[jsdl-wg] (Param Sweep) - Stephen Pickles' public comment

Mon Jan 19 06:45:03 CST 2009

Dear All,

To cut a long story short, I think that Geoff' is talking about a specification
of LoopDouble that is subtly different to the one that went to public comment.

However, I also think that the specification that Geoff is defending
(and has implemented) is actually BETTER than the published draft.

I shall first re-iterate why I believe the current specification to be flawed.
Then I shall try to explain the kind of changes that would be needed to fix it.

Bear with me.

Why the current specification is flawed:
----------------------------------------------------

In section 4.3, which is entitled, significantly, "LoopDouble", we read:

<blockquote>
The LoopDouble function provides an ordered list of double datatype values
(corresponding to the IEEE double-precision 64-bit floating point type)...
</blockquote>

and later:

<blockquote>
The permissible value range for xsd:double is defined as consisting of
"... the values m  2^e,  where m is an integer whose absolute value is less
than 2^53, and e is an integer between -1075 and 970, inclusive
</blockquote>

What all this implies (at least to this reader) is that the LoopDouble
function deals with _binary_ 64-bit floating point numbers.
It would seem therefore, taking the specification at face value, that
an implementor of LoopDouble is allowed, even encouraged, to perform
the necessary calculations in IEEE binary floating point arithmetic.
It follows that conversion between the decimal string representations
(xsd:double) and the nearest exact binary floating point must (or at least,
is allowed to) happen in both directions. Now, as it is rather exceptional
for any floating point decimal to have an exact representation in floating
point binary (and vice versa), you end up with the problems I mentioned
in my public comments and at a previous JSDL conference call, i.e.
(1) how to determine cardinality
(2) how to decide whether an exception "hits" the list generated by LoopDouble
not to mention problems with reproducibility (across different implementations)
that the slightest departure from IEEE compliance can cause.

These problems have nothing to do with the accuracy of binary floating point
arithmetic - only in infinite precision can you do exact conversions between
base 2 and base 10 floating point numbers.

Geoff''s comments don't change my position on this.

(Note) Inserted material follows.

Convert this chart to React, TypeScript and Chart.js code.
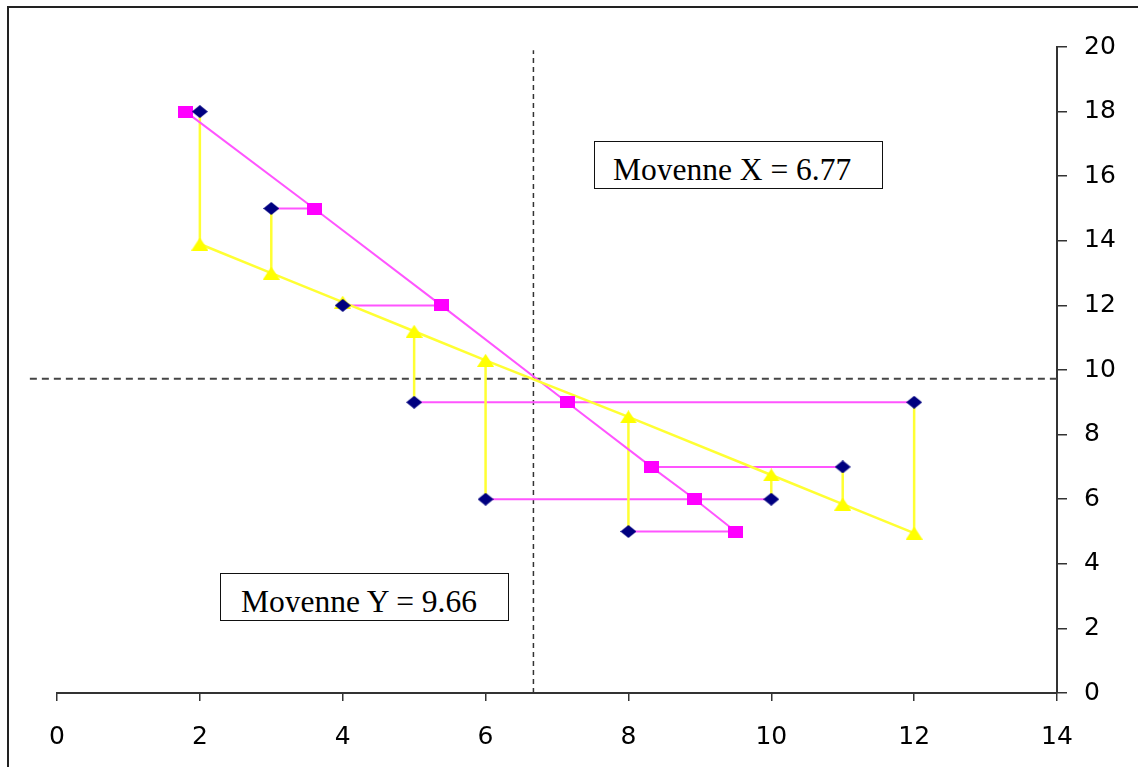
import React, { useEffect, useRef } from "react";
import { Chart, registerables } from "chart.js";

Chart.register(...registerables);

// Observed points
const X_VALUES = [2, 3, 4, 5, 6, 8, 10, 11, 12];
const Y_VALUES = [18, 15, 12, 9, 6, 5, 6, 7, 9];
// Fitted Y (regression of Y on X) at each x
const Y_FIT = [13.9, 13.0, 12.1, 11.2, 10.3, 8.55, 6.75, 5.85, 4.95];
// Fitted X (regression of X on Y) at each point's y
const X_FIT = [1.8, 3.6, 5.38, 7.14, 8.93, 9.5, 8.93, 8.32, 7.14];

// Mean lines (positions as drawn in the picture)
const MEAN_X_POS = 6.67;
const MEAN_Y_POS = 9.73;
const MEAN_X_LABEL = "Moyenne X = 6.77";
const MEAN_Y_LABEL = "Moyenne Y = 9.66";

const X_TICKS = [0, 2, 4, 6, 8, 10, 12, 14];
const Y_TICKS = [0, 2, 4, 6, 8, 10, 12, 14, 16, 18, 20];

function makeMarker(w: number, h: number, color: string, shape: string) {
  const c = document.createElement("canvas");
  c.width = w;
  c.height = h;
  const ctx = c.getContext("2d")!;
  ctx.fillStyle = color;
  ctx.beginPath();
  if (shape === "diamond") {
    ctx.moveTo(w / 2, 0);
    ctx.lineTo(w, h / 2);
    ctx.lineTo(w / 2, h);
    ctx.lineTo(0, h / 2);
  } else if (shape === "triangle") {
    ctx.moveTo(w / 2, 0);
    ctx.lineTo(w, h);
    ctx.lineTo(0, h);
  } else {
    ctx.rect(0, 0, w, h);
  }
  ctx.closePath();
  ctx.fill();
  return c;
}

export default function App() {
  const ref = useRef<HTMLCanvasElement | null>(null);

  useEffect(() => {
    if (!ref.current) return;
    const diamond = makeMarker(16, 13, "#000080", "diamond");
    const square = makeMarker(15, 12, "#ff00ff", "square");
    const triangle = makeMarker(17, 13, "#ffff00", "triangle");

    const points = X_VALUES.map((x, i) => ({ x, y: Y_VALUES[i] }));
    const yFitPts = X_VALUES.map((x, i) => ({ x, y: Y_FIT[i] }));
    const xFitPts = X_FIT.map((x, i) => ({ x, y: Y_VALUES[i] }));
    const seen = new Set<string>();
    const xFitLine = xFitPts
      .filter((p) => {
        const k = p.x + "_" + p.y;
        if (seen.has(k)) return false;
        seen.add(k);
        return true;
      })
      .sort((a, b) => b.y - a.y);

    const segBase = {
      showLine: true,
      pointRadius: 0,
      fill: false,
    };

    const yellowSegs = X_VALUES.map((x, i) => ({
      ...segBase,
      data: [
        { x, y: Y_VALUES[i] },
        { x, y: Y_FIT[i] },
      ],
      borderColor: "#ffff33",
      borderWidth: 2.5,
      order: 4,
    }));
    const magentaSegs = X_VALUES.map((x, i) => ({
      ...segBase,
      data: [
        { x, y: Y_VALUES[i] },
        { x: X_FIT[i], y: Y_VALUES[i] },
      ],
      borderColor: "#ff55ff",
      borderWidth: 2,
      order: 4,
    }));

    const chart = new Chart(ref.current, {
      type: "scatter",
      data: {
        datasets: [
          {
            data: points,
            pointStyle: diamond as any,
            pointRadius: 7,
            showLine: false,
            order: 0,
          },
          {
            data: xFitPts,
            pointStyle: square as any,
            pointRadius: 7,
            showLine: false,
            order: 1,
          },
          {
            data: yFitPts,
            pointStyle: triangle as any,
            pointRadius: 7,
            showLine: false,
            order: 1,
          },
          {
            ...segBase,
            data: yFitPts,
            borderColor: "#ffff33",
            borderWidth: 2.5,
            order: 3,
          },
          {
            ...segBase,
            data: xFitLine,
            borderColor: "#ff55ff",
            borderWidth: 2,
            order: 3,
          },
          ...yellowSegs,
          ...magentaSegs,
          {
            ...segBase,
            data: [
              { x: MEAN_X_POS, y: 0 },
              { x: MEAN_X_POS, y: 19.9 },
            ],
            borderColor: "#333",
            borderWidth: 1.5,
            borderDash: [5, 4],
            clip: false as any,
            order: 5,
          },
          {
            ...segBase,
            data: [
              { x: -0.38, y: MEAN_Y_POS },
              { x: 14, y: MEAN_Y_POS },
            ],
            borderColor: "#444",
            borderWidth: 2,
            borderDash: [7, 5],
            clip: false as any,
            order: 5,
          },
        ] as any,
      },
      options: {
        responsive: false,
        animation: false,
        events: [],
        layout: { padding: { left: 57, top: 47, right: 0, bottom: 0 } },
        plugins: {
          legend: { display: false },
          tooltip: { enabled: false },
        },
        scales: {
          x: {
            type: "linear",
            position: "bottom",
            min: 0,
            max: 14,
            afterFit: (s: any) => {
              s.height = 74;
            },
            afterBuildTicks: (s: any) => {
              s.ticks = X_TICKS.map((v) => ({ value: v }));
            },
            ticks: {
              color: "#000",
              font: { family: "DejaVu Sans", size: 25 },
              padding: 21,
              maxRotation: 0,
              autoSkip: false,
            },
            grid: {
              display: true,
              drawOnChartArea: false,
              drawTicks: true,
              tickLength: 8,
              color: "#333",
              lineWidth: 1.5,
            },
            border: { display: true, color: "#333", width: 2 },
          },
          y: {
            type: "linear",
            position: "right",
            min: 0,
            max: 20,
            afterFit: (s: any) => {
              s.width = 81;
            },
            afterBuildTicks: (s: any) => {
              s.ticks = Y_TICKS.map((v) => ({ value: v }));
            },
            ticks: {
              color: "#000",
              font: { family: "DejaVu Sans", size: 25 },
              padding: 17,
              autoSkip: false,
            },
            grid: {
              display: true,
              drawOnChartArea: false,
              drawTicks: true,
              tickLength: 10,
              color: "#333",
              lineWidth: 1.5,
            },
            border: { display: true, color: "#333", width: 2 },
          },
        },
      } as any,
    });
    return () => chart.destroy();
  }, []);

  const boxStyle = (left: number, top: number, w: number, h: number): React.CSSProperties => ({
    position: "absolute",
    left,
    top,
    width: w,
    height: h,
    boxSizing: "border-box",
    border: "1px solid #111",
    background: "#fff",
  });
  const textFont: React.CSSProperties = {
    fontFamily: "'Liberation Serif', 'Times New Roman', serif",
    fontSize: 31.5,
    lineHeight: "31px",
    whiteSpace: "nowrap",
    color: "#000",
    position: "absolute",
  };

  return (
    <div
      style={{
        position: "fixed",
        left: 0,
        top: 0,
        width: 1138,
        height: 767,
        overflow: "hidden",
        background: "#fff",
      }}
    >
      <div
        style={{
          position: "absolute",
          left: 7,
          top: 6,
          width: 1140,
          height: 770,
          borderTop: "2px solid #222",
          borderLeft: "2px solid #222",
        }}
      />
      <canvas
        ref={ref}
        width={1138}
        height={767}
        style={{ position: "absolute", left: 0, top: 0, width: 1138, height: 767 }}
      />
      <div style={boxStyle(594, 141, 289, 48)}>
        <div style={{ position: "absolute", left: 0, top: 0, right: 0, height: 38, overflow: "hidden" }}>
          <div style={{ ...textFont, left: 18, top: 11.5 }}>{MEAN_X_LABEL}</div>
        </div>
      </div>
      <div style={boxStyle(220, 573, 289, 48)}>
        <div style={{ position: "absolute", left: 0, top: 0, right: 0, height: 37.5, overflow: "hidden" }}>
          <div style={{ ...textFont, left: 20, top: 12 }}>{MEAN_Y_LABEL}</div>
        </div>
      </div>
    </div>
  );
}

As long as the specification
is dealing explicitly or implicitly with binary floating point numbers, you need
to change something to recover certainty about cardinality and reproducibility
of exception-matching. My suggestion, which Geoff' calls option (B), addresses
the cardinality problem only.

Why Geoff's way is better
----------------------------------

All the aforesaid problems arise from conversion between decimal and
binary floating point. They go away if the xsd:double values in LoopDouble
(i.e. both the input parameters and the ordered list of values it returns) are
interpreted as exact floating point decimal values, and the arithmetic is
performed (with sufficient precision) also in floating point decimal.

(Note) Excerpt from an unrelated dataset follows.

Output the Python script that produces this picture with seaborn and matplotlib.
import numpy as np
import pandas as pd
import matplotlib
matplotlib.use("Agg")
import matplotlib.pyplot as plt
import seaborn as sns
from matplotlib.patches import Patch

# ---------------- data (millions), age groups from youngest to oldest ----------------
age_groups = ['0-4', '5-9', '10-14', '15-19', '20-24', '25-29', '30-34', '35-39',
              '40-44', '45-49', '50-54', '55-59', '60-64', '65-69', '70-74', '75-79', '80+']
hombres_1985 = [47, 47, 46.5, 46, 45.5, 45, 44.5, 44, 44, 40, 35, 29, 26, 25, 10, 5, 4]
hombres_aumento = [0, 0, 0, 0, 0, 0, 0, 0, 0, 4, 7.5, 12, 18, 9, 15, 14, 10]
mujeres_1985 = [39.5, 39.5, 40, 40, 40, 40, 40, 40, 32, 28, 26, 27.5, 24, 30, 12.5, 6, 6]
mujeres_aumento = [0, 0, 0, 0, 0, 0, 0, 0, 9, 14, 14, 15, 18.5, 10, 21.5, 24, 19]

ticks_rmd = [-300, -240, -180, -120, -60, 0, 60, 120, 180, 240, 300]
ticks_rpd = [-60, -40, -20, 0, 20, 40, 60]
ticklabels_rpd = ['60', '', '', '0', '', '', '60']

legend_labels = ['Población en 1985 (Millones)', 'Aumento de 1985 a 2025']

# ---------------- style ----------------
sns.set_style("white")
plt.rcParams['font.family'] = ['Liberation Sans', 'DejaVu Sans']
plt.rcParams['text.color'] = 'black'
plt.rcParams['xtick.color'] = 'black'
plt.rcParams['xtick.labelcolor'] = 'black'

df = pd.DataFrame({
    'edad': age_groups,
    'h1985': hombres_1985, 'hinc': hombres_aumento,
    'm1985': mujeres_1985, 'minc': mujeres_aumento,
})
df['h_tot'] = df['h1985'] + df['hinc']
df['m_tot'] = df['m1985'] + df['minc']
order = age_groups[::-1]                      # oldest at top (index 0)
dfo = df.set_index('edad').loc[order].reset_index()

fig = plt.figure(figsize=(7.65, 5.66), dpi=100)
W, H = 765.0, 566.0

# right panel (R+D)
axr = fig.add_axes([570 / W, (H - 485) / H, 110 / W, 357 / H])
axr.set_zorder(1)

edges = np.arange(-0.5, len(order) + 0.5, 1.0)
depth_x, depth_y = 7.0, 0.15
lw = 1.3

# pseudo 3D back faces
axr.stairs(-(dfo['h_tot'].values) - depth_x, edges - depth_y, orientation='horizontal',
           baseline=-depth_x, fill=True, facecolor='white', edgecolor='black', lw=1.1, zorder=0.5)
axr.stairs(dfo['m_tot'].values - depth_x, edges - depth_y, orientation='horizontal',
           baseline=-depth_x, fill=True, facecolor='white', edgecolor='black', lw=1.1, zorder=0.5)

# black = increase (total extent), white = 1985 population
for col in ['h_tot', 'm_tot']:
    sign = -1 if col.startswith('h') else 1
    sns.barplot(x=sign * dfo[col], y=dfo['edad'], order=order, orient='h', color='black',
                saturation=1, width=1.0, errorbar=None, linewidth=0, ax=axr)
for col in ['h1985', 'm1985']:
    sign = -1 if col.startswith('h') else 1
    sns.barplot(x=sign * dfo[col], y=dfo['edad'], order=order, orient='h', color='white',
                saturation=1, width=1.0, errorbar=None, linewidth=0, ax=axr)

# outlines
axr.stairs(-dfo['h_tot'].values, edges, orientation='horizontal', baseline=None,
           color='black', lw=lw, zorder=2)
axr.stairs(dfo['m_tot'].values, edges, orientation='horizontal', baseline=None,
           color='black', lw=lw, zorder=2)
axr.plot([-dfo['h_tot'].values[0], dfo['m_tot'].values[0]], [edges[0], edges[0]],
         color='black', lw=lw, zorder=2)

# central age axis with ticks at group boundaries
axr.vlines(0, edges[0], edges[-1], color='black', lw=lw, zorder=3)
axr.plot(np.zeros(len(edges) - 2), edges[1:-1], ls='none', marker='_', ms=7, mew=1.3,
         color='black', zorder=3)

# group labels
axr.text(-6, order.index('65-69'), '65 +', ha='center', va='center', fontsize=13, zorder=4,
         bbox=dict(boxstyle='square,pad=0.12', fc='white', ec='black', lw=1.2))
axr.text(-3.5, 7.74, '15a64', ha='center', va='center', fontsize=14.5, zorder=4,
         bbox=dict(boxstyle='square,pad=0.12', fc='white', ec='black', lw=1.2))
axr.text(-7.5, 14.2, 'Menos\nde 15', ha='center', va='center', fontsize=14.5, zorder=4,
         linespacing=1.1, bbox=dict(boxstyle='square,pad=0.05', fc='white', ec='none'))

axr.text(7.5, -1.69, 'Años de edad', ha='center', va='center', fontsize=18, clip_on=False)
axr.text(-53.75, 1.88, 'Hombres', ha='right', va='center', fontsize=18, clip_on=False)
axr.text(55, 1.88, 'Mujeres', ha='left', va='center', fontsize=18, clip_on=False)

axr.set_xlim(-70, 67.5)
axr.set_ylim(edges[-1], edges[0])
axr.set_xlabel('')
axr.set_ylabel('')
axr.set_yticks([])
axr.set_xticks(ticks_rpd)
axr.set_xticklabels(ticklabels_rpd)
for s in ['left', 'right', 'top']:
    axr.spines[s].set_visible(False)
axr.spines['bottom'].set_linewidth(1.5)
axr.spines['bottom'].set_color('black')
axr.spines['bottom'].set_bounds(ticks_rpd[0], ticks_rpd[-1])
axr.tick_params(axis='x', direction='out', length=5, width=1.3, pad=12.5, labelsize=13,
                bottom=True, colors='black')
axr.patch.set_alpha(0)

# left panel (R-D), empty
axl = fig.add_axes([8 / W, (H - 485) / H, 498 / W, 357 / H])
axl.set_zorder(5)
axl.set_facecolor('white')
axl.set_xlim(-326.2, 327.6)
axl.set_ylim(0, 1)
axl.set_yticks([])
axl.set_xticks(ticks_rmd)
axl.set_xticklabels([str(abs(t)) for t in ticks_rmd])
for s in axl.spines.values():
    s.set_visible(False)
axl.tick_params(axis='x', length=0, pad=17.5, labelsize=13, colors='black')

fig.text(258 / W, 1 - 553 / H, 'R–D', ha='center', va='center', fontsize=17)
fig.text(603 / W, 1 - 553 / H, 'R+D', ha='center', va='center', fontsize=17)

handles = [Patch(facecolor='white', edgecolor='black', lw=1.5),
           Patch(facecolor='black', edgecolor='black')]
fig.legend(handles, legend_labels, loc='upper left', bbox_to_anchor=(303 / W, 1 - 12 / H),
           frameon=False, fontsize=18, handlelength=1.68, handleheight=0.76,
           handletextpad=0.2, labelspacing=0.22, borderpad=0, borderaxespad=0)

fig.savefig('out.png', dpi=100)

This offers an alternative resolution to option (B), i.e. to prescribe
the use of _decimal_ floating point arithmetic in LoopDouble.

Let me call this option (C).

Is the JSDL working group willing to prescribe the use of decimal arithmetic?

Clearly, Java implementors should have no problem. Implementors in other
languages should be OK if they have an equivalent of Java's BigDecimal class.
Even without such library support, it should not be too difficult to implement
using only integer arithmetic - you don't need the full armoury of arithmetic
operations; just extended precision addition and/or subtraction should be
sufficient. I've done such things in the past.

How to fix the spec for option (C)
--------------------------------------------

These are my suggestions for changes to the specification to
bring it in line with what Geoff has presumably implemented.

1. Use language that makes it explicit that the values involved
are exact floating-point decimals, and that arithmetic MUST
be performed in floating-point decimal. Get rid of all mentions
of "double" (which conveys 64-bit base-2 floating point arithmetic
to most readers).

Of course, a user of the parameter sweep extension still can and will
convert (approximately) the decimal string into some base-2
internal representation once it reaches their application code.
What they do with it is up to them.

2. Change the name of the LoopDouble function to LoopDecimal.
(Sorry, Geoff, you would need to change SOME code, even if
it's just a tag name.)

3. Include an informational reference to IEEE 754-2008.

4. You could choose to limit the number of significant decimal digits that
an implementation must support.

5. You can retain xsd:double to constrain the allowable parameters
and return values. Although xsd:double was designed as an approximate
decimal string representation of some other binary floating point number,
see e.g.
  http://books.xmlschemata.org/relaxng/ch19-77065.html
It has a format that's (almost) exactly what you want.

(Although, to be pedantic, you it would be wise  to constrain it further to
disallow NaN, INF, and -INF as loop start, end and increment values.)

6. Tighten up the language on termination conditions. And negative
increments. Disallow zero increments. See my public comments.

7. Once it's clear that you're working in the realm of floating point decimals,
you can determine the trip count of an option (A) style loop by inspection.
I strongly recommend that you include in the specification a formula
for calculating the loop cardinality. I leave this as an exercise for the
reader (hint: see the Fortran specification).

I hope this is clear. I hope it helps.

Stephen

PS I noticed some other errors while re-reading the spec:
(i) The mention of xsd:decimal in section 4.3 is spurious, misleading
and actually incorrect.
(ii) There's a lot of jumping over "lay dogs" in the examples, where
"lazy dogs" is surely intended.